→ **Aim**:
Transcribe only part of the material below: the lines from the one containing "Write the matplotlib code for this chart." through the one containing "INK = '#1c1c1c'", inclusive, exactly as written.

→ **Available data**:
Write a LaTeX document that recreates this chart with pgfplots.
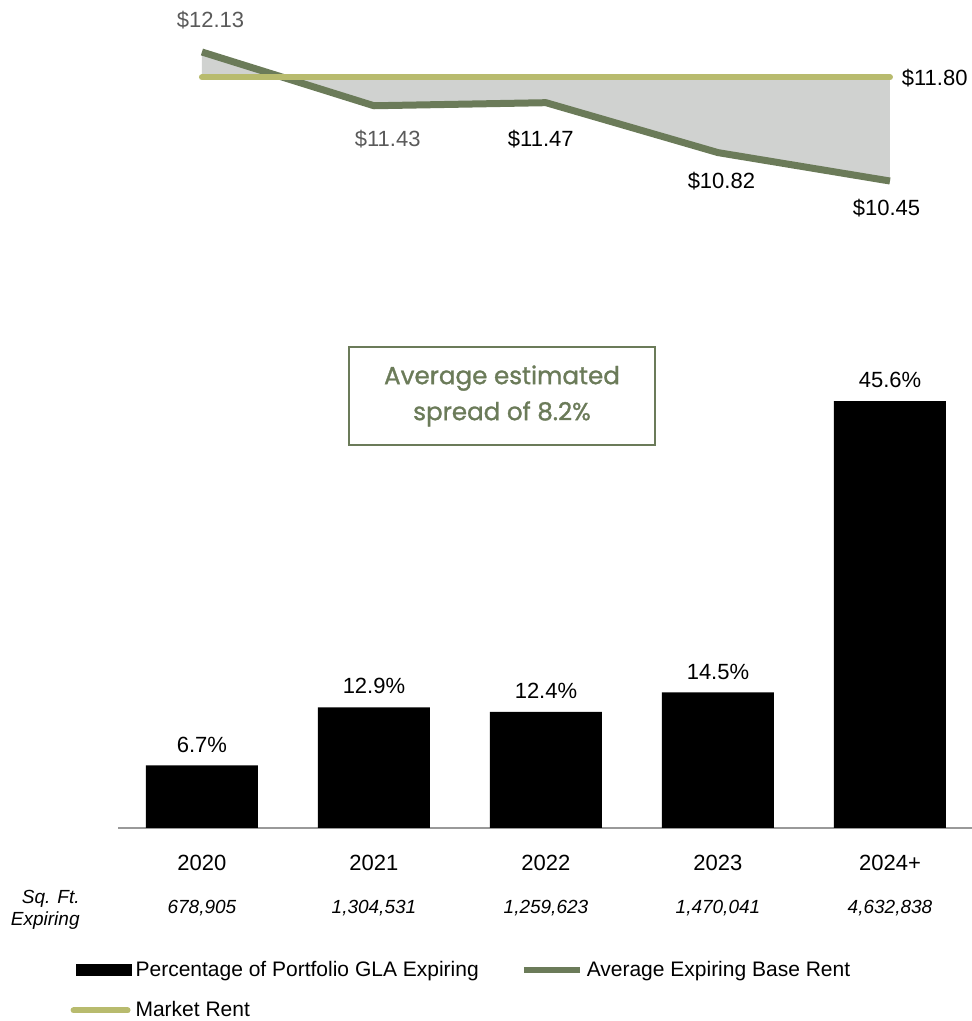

...

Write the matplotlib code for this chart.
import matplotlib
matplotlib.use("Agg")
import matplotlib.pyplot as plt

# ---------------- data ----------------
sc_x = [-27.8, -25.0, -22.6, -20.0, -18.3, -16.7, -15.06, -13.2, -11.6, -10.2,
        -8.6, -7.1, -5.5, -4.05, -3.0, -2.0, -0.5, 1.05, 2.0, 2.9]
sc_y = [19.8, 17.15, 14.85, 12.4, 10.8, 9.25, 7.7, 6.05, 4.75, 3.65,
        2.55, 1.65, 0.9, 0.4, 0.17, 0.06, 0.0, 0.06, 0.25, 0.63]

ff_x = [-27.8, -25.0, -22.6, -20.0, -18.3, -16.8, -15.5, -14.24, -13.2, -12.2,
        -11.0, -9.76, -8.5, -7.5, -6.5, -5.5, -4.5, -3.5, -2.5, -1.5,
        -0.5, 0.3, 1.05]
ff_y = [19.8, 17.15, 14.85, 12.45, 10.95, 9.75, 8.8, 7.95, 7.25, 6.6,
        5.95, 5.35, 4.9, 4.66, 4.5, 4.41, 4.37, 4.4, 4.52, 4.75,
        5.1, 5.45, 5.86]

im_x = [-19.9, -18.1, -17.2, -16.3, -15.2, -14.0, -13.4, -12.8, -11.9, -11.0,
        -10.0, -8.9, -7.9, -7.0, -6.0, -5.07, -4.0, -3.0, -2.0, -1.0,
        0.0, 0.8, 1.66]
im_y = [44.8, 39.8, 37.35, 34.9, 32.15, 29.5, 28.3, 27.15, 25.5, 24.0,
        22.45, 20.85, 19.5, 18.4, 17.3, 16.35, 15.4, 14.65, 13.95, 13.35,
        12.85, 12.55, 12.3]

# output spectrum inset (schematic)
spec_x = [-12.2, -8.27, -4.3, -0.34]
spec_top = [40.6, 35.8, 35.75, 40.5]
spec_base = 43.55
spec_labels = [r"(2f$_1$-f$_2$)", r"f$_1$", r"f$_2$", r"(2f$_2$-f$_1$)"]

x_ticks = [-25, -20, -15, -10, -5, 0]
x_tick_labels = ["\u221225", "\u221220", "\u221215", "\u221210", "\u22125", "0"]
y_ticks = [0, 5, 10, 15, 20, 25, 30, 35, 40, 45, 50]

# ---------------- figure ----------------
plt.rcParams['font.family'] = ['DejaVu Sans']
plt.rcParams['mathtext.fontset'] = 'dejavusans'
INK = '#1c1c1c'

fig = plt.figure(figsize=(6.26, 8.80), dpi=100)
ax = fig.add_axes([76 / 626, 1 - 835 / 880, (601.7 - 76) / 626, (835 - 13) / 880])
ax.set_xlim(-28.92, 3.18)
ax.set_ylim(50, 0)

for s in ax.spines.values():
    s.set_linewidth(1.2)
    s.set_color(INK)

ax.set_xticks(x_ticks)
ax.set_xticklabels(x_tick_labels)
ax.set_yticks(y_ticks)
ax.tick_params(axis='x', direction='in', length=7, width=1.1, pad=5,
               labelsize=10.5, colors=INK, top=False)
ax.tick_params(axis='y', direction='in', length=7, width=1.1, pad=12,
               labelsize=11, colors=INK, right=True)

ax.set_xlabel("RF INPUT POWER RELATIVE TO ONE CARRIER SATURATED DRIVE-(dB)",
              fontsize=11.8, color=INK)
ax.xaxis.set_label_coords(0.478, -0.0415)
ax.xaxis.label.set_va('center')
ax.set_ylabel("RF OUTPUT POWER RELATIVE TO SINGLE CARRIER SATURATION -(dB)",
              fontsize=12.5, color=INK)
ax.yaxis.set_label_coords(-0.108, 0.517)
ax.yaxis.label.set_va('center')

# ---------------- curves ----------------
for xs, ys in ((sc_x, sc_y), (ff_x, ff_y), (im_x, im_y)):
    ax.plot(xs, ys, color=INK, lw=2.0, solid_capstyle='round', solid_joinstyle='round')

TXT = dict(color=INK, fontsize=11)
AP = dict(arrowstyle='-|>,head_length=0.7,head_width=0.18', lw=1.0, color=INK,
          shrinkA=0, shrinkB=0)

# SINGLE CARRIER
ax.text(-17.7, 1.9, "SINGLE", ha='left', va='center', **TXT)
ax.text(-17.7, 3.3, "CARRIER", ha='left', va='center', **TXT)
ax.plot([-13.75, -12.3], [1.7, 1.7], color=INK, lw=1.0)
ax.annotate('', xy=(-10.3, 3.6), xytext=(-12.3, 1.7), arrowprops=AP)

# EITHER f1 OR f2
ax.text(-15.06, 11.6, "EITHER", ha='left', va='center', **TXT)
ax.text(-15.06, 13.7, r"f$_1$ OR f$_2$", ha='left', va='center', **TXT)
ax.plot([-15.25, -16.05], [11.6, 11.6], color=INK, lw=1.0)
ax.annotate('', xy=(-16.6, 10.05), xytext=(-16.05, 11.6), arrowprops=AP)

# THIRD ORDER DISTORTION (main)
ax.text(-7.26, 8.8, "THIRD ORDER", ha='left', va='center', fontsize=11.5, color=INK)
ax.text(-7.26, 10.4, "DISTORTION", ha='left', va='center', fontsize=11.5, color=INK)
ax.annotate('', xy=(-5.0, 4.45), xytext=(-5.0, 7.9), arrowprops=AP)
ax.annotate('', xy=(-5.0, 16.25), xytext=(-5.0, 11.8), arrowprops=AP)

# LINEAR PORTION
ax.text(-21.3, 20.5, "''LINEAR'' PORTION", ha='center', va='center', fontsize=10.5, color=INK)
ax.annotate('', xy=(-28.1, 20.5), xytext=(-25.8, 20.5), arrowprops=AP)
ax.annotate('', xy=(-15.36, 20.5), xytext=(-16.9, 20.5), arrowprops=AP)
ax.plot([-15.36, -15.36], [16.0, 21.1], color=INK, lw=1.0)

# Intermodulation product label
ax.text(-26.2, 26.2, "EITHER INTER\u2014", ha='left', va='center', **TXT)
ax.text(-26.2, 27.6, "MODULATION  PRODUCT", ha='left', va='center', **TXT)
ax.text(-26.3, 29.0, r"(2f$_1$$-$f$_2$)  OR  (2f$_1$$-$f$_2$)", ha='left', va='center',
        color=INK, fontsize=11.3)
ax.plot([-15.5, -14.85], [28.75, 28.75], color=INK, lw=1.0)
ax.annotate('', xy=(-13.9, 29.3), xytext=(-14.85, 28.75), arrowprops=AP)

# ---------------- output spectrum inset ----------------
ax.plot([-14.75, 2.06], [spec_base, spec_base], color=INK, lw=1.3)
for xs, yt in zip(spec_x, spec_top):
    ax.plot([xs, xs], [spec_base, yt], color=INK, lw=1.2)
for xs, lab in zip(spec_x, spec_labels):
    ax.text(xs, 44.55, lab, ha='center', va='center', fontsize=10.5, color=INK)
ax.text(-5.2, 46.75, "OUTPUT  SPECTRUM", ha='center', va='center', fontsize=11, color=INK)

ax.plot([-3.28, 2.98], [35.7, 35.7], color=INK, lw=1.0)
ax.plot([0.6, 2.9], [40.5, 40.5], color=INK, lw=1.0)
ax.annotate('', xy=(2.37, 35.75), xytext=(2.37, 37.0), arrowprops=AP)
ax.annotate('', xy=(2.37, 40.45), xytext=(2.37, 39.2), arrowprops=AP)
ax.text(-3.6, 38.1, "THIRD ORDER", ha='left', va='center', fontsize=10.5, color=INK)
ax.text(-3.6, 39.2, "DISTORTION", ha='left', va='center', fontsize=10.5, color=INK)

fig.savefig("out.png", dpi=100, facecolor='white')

* * *

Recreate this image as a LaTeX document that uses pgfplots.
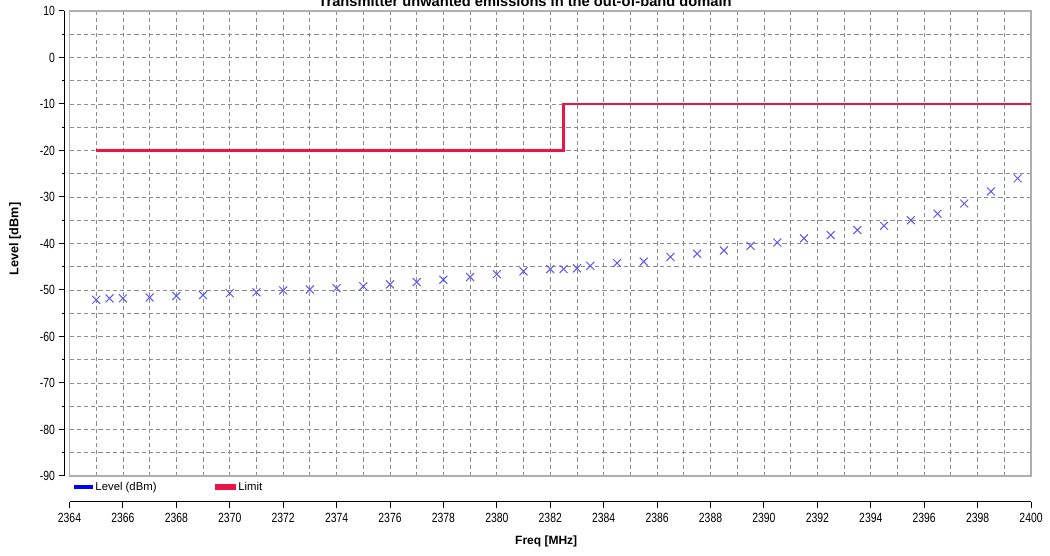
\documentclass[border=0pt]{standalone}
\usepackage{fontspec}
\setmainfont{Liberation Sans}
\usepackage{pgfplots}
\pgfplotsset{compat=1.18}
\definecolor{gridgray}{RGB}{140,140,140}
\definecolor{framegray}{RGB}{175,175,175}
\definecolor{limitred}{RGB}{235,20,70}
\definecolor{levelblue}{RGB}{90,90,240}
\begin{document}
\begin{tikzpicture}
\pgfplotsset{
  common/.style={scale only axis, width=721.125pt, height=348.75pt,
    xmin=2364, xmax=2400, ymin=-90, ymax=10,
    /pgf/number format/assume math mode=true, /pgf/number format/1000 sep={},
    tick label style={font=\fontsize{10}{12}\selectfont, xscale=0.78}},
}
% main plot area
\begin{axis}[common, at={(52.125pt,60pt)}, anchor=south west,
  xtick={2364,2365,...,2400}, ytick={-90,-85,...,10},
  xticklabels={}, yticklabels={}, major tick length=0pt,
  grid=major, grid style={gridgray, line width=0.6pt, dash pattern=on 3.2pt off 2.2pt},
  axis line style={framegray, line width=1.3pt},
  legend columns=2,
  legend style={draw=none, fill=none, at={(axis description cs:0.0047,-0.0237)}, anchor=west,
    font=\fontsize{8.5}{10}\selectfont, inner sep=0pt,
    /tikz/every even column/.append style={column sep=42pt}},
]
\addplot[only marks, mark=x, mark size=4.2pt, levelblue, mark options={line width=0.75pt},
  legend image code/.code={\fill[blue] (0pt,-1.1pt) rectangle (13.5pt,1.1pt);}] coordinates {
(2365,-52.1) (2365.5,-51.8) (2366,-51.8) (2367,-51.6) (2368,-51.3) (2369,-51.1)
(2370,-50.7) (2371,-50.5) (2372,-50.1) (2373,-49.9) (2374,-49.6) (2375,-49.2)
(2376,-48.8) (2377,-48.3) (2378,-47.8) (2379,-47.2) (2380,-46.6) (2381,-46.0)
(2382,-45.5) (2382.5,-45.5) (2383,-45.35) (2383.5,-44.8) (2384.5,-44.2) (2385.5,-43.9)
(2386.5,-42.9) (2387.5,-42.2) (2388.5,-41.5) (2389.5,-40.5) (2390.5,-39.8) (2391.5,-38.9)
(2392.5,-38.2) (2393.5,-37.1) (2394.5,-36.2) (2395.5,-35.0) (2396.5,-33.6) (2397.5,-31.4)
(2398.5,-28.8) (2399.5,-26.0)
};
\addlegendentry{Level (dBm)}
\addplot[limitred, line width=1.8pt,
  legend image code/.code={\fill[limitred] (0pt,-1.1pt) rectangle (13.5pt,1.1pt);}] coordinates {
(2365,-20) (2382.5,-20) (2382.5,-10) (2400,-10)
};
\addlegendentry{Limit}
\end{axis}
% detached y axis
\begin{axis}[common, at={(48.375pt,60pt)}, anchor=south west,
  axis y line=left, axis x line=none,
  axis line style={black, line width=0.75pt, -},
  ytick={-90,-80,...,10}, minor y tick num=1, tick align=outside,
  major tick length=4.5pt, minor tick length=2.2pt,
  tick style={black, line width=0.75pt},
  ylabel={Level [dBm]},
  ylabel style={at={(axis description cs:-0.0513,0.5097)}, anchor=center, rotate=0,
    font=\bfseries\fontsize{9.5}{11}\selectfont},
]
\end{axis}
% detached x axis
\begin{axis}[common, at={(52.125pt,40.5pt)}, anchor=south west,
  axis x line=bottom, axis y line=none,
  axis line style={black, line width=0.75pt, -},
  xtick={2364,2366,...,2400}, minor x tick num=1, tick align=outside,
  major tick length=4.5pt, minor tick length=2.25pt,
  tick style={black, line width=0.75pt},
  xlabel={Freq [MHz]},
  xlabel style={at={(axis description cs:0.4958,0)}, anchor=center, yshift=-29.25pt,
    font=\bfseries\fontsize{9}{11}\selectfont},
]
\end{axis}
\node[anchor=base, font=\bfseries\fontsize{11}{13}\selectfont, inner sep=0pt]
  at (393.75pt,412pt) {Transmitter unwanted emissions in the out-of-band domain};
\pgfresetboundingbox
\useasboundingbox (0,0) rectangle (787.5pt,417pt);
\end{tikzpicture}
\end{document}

→ **Task response**:
Write the matplotlib code for this chart.
import matplotlib
matplotlib.use("Agg")
import matplotlib.pyplot as plt

# ---------------- data ----------------
sc_x = [-27.8, -25.0, -22.6, -20.0, -18.3, -16.7, -15.06, -13.2, -11.6, -10.2,
        -8.6, -7.1, -5.5, -4.05, -3.0, -2.0, -0.5, 1.05, 2.0, 2.9]
sc_y = [19.8, 17.15, 14.85, 12.4, 10.8, 9.25, 7.7, 6.05, 4.75, 3.65,
        2.55, 1.65, 0.9, 0.4, 0.17, 0.06, 0.0, 0.06, 0.25, 0.63]

ff_x = [-27.8, -25.0, -22.6, -20.0, -18.3, -16.8, -15.5, -14.24, -13.2, -12.2,
        -11.0, -9.76, -8.5, -7.5, -6.5, -5.5, -4.5, -3.5, -2.5, -1.5,
        -0.5, 0.3, 1.05]
ff_y = [19.8, 17.15, 14.85, 12.45, 10.95, 9.75, 8.8, 7.95, 7.25, 6.6,
        5.95, 5.35, 4.9, 4.66, 4.5, 4.41, 4.37, 4.4, 4.52, 4.75,
        5.1, 5.45, 5.86]

im_x = [-19.9, -18.1, -17.2, -16.3, -15.2, -14.0, -13.4, -12.8, -11.9, -11.0,
        -10.0, -8.9, -7.9, -7.0, -6.0, -5.07, -4.0, -3.0, -2.0, -1.0,
        0.0, 0.8, 1.66]
im_y = [44.8, 39.8, 37.35, 34.9, 32.15, 29.5, 28.3, 27.15, 25.5, 24.0,
        22.45, 20.85, 19.5, 18.4, 17.3, 16.35, 15.4, 14.65, 13.95, 13.35,
        12.85, 12.55, 12.3]

# output spectrum inset (schematic)
spec_x = [-12.2, -8.27, -4.3, -0.34]
spec_top = [40.6, 35.8, 35.75, 40.5]
spec_base = 43.55
spec_labels = [r"(2f$_1$-f$_2$)", r"f$_1$", r"f$_2$", r"(2f$_2$-f$_1$)"]

x_ticks = [-25, -20, -15, -10, -5, 0]
x_tick_labels = ["\u221225", "\u221220", "\u221215", "\u221210", "\u22125", "0"]
y_ticks = [0, 5, 10, 15, 20, 25, 30, 35, 40, 45, 50]

# ---------------- figure ----------------
plt.rcParams['font.family'] = ['DejaVu Sans']
plt.rcParams['mathtext.fontset'] = 'dejavusans'
INK = '#1c1c1c'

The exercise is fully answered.